El texto proviene de una inscripción descubierta en 1959 en Trecén, en el Peloponeso, y por eso recibe el nombre de decreto de Trecén. Hay dudas sobre su autenticidad, o mejor dicho sobre que se practicara en la época a la que alude, el verano del año 480 a.C., en vísperas del ataque del inmenso ejército persa de Jerjes sobre Atenas. Recoge, supuestamente, el decreto que aprobó la asamblea de la ciudad para hacer frente al invasor, a instancias de Temístocles. Al margen de que la inscripción en sí pueda deberse a elaboración propagandística posterior, hay una parte que responde en esencia a la realidad de lo acaecido.
Tras referirse a la evacuación de ancianos, mujeres y niños, como en efecto se llevó a cabo, el texto prescribe lo que ha de hacer y finalmente hizo el resto de los ciudadanos: "Todos los demás atenienses y extranjeros en edad militar deben embarcar en las doscientas naves que han sido aparejadas y combatir al bárbaro por su propia libertad y la del resto de los griegos".
Con esos doscientos trirremes aparejados por la polis, y servidos como remeros y como epibatai o soldados de a bordo por sus ciudadanos, Atenas fue decisiva para la derrota de los persas en la batalla de Salamina, que sostuvo frente a la codicia de Jerjes la independencia de los griegos. Alguien afirmó en su día, haciendo referencia a este acontecimiento histórico, que un pelotón de soldados era en las ocasiones cruciales lo que salvaba la civilización. La frase, que dio lugar a alguna interpretación desafortunada y a una exitosa y sugestiva novela, Soldados de Salamina, de Javier Cercas, encierra una grave inexactitud, al menos si se la interpreta bajo un prisma contemporáneo.
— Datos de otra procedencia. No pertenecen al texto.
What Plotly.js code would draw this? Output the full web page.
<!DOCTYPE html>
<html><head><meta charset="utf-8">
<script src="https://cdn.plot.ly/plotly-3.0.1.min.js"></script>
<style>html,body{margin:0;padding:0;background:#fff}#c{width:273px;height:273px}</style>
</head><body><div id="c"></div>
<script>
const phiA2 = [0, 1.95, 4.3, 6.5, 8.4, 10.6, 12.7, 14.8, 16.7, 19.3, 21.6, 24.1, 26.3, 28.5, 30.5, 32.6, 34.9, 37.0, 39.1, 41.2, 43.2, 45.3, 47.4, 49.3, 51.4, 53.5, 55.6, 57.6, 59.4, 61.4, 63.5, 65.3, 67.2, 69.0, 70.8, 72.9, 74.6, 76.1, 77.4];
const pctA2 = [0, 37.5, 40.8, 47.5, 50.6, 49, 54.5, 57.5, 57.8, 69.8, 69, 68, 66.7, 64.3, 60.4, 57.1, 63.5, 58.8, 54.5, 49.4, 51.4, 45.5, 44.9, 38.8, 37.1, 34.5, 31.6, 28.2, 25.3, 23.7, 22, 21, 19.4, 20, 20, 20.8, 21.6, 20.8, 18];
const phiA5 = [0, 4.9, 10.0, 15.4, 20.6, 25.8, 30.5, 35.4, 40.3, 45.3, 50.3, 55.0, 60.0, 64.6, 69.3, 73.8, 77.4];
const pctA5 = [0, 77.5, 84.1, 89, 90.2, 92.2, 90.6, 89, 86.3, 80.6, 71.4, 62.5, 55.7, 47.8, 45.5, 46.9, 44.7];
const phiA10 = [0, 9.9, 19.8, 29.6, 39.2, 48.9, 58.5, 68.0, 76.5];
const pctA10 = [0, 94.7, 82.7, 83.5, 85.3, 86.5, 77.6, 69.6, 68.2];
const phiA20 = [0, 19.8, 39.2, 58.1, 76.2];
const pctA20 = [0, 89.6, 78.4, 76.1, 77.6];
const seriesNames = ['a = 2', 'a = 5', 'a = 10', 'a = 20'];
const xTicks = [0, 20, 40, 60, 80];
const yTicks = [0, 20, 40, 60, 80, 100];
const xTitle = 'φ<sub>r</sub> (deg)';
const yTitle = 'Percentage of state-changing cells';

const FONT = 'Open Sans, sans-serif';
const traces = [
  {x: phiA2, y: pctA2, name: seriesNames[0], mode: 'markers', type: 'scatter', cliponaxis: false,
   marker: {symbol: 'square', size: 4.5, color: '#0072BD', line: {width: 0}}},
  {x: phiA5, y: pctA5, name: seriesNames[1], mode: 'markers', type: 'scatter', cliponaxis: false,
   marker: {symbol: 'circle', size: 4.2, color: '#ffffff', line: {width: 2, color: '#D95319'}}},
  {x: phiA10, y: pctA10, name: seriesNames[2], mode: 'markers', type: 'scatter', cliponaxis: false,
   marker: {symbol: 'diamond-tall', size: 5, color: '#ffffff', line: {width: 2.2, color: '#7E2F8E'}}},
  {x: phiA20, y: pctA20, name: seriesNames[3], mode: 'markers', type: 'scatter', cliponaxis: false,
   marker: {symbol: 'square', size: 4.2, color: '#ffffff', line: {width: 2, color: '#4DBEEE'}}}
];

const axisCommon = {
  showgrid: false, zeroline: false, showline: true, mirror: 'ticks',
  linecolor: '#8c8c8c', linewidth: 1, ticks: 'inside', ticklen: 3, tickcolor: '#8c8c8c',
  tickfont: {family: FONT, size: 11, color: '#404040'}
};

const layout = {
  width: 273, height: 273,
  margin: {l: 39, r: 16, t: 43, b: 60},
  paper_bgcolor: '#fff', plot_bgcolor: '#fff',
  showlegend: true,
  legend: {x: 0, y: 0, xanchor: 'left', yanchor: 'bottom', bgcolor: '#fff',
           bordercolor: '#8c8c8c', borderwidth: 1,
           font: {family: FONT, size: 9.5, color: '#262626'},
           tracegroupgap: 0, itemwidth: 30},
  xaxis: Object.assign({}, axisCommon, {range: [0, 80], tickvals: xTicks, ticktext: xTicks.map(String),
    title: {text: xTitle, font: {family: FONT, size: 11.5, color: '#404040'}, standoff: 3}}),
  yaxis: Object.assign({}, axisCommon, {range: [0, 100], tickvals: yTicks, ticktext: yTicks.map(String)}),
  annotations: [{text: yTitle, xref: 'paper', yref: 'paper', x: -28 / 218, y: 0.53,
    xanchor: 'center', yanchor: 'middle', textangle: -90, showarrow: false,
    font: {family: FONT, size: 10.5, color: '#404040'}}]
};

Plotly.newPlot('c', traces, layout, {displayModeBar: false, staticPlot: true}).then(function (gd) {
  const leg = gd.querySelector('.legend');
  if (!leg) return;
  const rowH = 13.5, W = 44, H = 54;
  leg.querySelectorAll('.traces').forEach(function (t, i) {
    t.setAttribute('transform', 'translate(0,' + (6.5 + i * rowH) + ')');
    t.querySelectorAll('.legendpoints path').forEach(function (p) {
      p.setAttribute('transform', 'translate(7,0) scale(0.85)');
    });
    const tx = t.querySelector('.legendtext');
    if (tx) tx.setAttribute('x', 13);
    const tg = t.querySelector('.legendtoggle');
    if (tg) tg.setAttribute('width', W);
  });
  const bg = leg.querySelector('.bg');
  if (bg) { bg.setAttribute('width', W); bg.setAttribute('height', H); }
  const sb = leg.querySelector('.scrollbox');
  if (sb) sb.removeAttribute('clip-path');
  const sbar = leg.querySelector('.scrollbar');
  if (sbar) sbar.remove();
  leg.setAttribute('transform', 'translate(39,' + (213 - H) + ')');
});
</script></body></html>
Los que salvaron la civilización en Salamina no fueron unos soldados, sino el conjunto de los ciudadanos libres atenienses que aceptaron el deber de servir como tales, a fin de salvar a su ciudad y preservar sus leyes y sus libertades y las de los griegos, como recuerda la inscripción de Trecén. No está de más anotar que la obligación de sacrificarse en defensa de la comunidad formaba para los atenienses parte indisoluble de la condición de ciudadano: para merecerla, Platón o Sócrates, antes de dar a luz sus filosofías, arriesgaron sus pellejos como hoplitas o soldados de infantería pesada, costeándose las armas de su bolsillo.
Ahora parece que damos por hecho que la defensa de la ciudad, de la comunidad de la que formamos parte, la asumen en exclusiva aquellos a los que pagamos por ello. Los militares en el caso del eventual enemigo exterior, los policías en el caso de la delincuencia, los sanitarios frente a la enfermedad. A los demás no se nos exige nada más que pagar los impuestos —cosa que hacemos de mala gana y muchos hurtando al fisco cuanto les resulta factible—. De modo que cuando llega una pandemia, y nos arrebata a cuarenta o cincuenta mil conciudadanos y nos deja exhaustos a los defensores, todo lo que estamos dispuestos a hacer es confinarnos mientras nos multan por salir y una vez que las multas desaparecen volver a la juerga como si nada.
Pero he aquí que el coronavirus es como el persa, un feo enemigo capaz de desbaratarnos y que asoma ya los dientes en su segunda oleada, mientras seguimos de fiesta, renegando de la mascarilla y exigiendo ante los jueces el sacrosanto derecho a fumar a menos de dos metros de otro —fume o no, le guste o no— e incluso, los que tienen esa afición, a irse de putas.
Así vamos, directos al desastre. Necesitamos un Temístocles que asuma con pulso firme la responsabilidad y una asamblea que se conjure por el bien común; pero también una ciudadanía que entienda lo que le toca y ocupe su puesto en el trirreme.